After victory, Linden refuses to idolize the finish line. “Winning bought me time,” she says. Another season means not resting on triumph but using success as breathing space. She grasps endurance’s quiet truth: it’s not infinite acceleration—it’s sustained curiosity. Post-Boston, she handles fame, sponsorship reshuffling, and the reshaping of her coaching future with pragmatism instead of vanity.

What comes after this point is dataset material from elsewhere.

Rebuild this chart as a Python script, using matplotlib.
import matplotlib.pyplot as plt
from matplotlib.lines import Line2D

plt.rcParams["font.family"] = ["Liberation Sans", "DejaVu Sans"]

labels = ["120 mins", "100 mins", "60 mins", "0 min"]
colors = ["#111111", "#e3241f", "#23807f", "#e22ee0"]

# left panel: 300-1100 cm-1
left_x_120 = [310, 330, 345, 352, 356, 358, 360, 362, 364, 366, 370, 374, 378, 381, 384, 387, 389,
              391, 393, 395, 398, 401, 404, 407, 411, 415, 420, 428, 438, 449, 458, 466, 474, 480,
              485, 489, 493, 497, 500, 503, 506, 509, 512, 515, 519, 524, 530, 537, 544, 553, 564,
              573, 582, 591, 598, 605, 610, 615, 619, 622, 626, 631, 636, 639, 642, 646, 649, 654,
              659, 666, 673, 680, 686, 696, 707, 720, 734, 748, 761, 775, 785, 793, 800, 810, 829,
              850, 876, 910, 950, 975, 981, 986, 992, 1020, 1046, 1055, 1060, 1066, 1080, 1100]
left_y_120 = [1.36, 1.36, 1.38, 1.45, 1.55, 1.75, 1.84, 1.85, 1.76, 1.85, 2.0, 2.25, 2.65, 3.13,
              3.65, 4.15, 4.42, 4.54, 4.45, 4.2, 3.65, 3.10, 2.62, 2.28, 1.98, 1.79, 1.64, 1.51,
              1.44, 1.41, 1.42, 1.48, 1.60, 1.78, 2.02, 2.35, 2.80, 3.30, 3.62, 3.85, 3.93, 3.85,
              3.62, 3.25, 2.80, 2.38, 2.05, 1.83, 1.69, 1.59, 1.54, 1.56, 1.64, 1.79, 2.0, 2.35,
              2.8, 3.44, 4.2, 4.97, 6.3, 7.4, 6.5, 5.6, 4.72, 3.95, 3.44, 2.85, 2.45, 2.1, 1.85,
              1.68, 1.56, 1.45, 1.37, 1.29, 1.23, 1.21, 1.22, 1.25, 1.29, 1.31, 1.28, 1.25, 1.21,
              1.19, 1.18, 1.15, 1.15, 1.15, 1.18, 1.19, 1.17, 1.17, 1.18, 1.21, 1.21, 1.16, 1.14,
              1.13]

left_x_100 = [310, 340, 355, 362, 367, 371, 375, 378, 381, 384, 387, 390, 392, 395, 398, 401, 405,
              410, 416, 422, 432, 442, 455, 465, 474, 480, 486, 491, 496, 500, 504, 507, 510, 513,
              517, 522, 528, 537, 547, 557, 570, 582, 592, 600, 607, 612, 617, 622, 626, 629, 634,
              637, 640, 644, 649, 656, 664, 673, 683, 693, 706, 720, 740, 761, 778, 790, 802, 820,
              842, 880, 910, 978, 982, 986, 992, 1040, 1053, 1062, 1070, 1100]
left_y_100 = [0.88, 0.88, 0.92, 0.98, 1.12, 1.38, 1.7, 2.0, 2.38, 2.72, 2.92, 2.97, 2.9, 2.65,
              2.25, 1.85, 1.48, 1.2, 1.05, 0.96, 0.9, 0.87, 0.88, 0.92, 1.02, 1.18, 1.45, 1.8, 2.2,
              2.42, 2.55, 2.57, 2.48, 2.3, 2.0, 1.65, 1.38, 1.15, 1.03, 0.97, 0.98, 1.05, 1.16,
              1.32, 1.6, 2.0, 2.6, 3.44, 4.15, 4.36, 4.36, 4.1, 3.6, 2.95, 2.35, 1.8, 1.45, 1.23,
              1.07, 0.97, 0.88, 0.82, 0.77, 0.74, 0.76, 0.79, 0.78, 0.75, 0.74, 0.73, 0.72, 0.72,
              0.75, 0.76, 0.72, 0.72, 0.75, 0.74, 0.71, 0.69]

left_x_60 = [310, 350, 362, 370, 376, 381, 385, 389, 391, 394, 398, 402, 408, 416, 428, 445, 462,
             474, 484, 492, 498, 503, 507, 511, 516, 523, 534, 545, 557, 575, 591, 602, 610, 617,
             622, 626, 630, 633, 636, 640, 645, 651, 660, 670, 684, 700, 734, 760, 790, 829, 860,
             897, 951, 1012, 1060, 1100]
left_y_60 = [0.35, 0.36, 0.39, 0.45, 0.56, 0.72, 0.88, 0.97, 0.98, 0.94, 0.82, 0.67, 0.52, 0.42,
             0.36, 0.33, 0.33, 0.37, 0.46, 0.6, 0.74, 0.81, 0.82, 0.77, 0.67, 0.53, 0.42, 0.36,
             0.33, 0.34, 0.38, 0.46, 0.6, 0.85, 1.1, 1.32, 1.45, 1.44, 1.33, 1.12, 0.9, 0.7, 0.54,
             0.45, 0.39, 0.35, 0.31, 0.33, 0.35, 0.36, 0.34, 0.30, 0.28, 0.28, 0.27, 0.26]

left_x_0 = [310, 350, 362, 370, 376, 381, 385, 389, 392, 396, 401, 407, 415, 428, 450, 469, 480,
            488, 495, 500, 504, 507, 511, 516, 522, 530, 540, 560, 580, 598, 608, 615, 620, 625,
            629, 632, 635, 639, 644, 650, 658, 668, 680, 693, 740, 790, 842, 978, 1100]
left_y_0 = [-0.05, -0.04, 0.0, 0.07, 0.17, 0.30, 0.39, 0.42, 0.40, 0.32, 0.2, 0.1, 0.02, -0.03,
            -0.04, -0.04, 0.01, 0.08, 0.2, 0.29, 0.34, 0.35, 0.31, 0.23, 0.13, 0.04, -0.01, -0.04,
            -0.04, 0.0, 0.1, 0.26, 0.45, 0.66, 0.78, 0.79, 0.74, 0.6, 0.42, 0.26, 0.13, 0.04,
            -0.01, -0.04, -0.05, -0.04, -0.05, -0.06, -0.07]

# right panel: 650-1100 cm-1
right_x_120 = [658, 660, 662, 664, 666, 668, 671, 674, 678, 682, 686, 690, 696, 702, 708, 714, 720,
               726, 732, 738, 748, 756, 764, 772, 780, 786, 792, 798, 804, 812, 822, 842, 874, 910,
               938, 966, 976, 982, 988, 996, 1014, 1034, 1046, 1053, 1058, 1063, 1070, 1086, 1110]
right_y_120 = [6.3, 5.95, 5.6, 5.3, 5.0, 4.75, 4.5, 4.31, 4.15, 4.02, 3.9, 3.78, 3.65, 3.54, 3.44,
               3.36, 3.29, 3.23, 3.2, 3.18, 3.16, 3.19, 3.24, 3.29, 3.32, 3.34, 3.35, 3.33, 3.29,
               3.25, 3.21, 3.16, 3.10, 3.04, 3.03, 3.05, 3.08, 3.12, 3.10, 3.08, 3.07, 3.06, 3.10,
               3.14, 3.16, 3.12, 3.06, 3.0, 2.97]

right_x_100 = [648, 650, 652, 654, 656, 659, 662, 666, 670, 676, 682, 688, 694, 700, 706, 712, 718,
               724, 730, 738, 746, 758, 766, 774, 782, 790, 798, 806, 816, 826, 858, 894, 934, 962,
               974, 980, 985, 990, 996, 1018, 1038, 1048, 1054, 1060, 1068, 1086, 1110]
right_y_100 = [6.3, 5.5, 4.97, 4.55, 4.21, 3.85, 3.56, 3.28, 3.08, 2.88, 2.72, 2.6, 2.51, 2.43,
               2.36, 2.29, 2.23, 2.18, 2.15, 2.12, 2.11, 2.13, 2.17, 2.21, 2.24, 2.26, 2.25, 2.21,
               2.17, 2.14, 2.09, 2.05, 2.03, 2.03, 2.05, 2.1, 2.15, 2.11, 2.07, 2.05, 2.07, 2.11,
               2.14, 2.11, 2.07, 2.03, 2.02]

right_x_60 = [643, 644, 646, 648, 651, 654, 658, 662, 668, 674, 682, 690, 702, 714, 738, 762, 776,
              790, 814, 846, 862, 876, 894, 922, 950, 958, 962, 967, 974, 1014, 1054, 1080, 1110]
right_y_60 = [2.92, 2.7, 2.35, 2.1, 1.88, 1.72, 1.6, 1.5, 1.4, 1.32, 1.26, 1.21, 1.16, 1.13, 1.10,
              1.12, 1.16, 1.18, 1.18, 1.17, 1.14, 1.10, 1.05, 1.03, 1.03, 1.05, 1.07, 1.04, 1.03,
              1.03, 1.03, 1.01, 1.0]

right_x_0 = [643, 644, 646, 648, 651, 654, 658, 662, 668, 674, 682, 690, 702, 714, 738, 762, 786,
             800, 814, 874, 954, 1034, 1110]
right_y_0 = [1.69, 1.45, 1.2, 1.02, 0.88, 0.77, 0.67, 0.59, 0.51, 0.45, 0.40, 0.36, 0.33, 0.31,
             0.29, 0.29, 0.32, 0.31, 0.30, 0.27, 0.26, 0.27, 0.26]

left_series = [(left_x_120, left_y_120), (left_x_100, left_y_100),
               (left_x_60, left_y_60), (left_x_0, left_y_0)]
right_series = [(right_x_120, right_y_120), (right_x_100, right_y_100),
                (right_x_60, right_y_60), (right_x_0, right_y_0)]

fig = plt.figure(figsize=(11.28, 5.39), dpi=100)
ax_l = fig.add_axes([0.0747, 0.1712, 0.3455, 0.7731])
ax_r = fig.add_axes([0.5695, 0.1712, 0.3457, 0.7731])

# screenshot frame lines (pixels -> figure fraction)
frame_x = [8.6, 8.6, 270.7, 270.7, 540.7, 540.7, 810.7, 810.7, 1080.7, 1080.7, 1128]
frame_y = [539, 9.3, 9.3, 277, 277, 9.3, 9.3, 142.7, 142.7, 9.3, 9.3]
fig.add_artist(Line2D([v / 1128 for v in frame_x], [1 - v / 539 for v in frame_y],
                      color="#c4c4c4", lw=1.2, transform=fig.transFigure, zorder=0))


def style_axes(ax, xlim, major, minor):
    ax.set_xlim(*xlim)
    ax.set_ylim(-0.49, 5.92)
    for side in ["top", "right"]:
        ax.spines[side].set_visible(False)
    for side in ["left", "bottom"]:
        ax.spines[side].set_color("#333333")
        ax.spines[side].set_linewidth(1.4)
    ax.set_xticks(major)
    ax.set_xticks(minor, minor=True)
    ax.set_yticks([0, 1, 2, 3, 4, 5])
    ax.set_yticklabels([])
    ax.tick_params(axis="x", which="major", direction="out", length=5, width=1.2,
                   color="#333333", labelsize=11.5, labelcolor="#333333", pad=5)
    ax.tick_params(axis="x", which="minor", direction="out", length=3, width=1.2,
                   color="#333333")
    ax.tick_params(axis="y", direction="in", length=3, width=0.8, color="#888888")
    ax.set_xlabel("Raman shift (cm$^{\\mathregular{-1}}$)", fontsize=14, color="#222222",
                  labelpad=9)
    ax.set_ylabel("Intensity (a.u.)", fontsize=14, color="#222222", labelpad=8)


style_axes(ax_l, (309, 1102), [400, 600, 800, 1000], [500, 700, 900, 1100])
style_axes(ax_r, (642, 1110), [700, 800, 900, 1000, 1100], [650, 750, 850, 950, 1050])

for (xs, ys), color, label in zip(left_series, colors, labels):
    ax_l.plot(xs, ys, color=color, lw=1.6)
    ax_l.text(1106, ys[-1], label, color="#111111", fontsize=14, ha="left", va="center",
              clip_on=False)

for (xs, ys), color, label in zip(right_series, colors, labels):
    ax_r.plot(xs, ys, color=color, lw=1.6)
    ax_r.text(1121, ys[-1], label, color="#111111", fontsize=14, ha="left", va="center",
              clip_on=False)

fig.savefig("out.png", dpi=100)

Grace in Success and Closure

Meeting Joan Benoit Samuelson, reuniting with Shalane, and receiving Gloria Ratti’s heartfelt scrapbooks cement her sense of legacy. But Linden recognizes legacy isn’t a pedestal—it’s partnership. She extends empathy to Dathan Ritzenhein and reconciles tension with former coaches. In a move symbolic of maturity, she hands her race gear to Gloria for the Boston museum, letting go materially but holding onto meaning. Each relationship, she realizes, stands as mile marker for growth.

The Eternal Race

Linden keeps racing beyond Boston—setting world records in the 50K, supporting cancer survivor Gabe Grunewald, and creating “Destober,” her pandemic running challenge. Yet her deeper motivation shifts toward legacy through example: proving that consistency outlasts peaks. She applies the same principle to life transitions, echoing Joan Didion’s wisdom: live in the world fully, not just endure it.

Lesson

The finish line is never final. Real endurance is using victory to craft more time—time to learn, to love, and to choose to run again.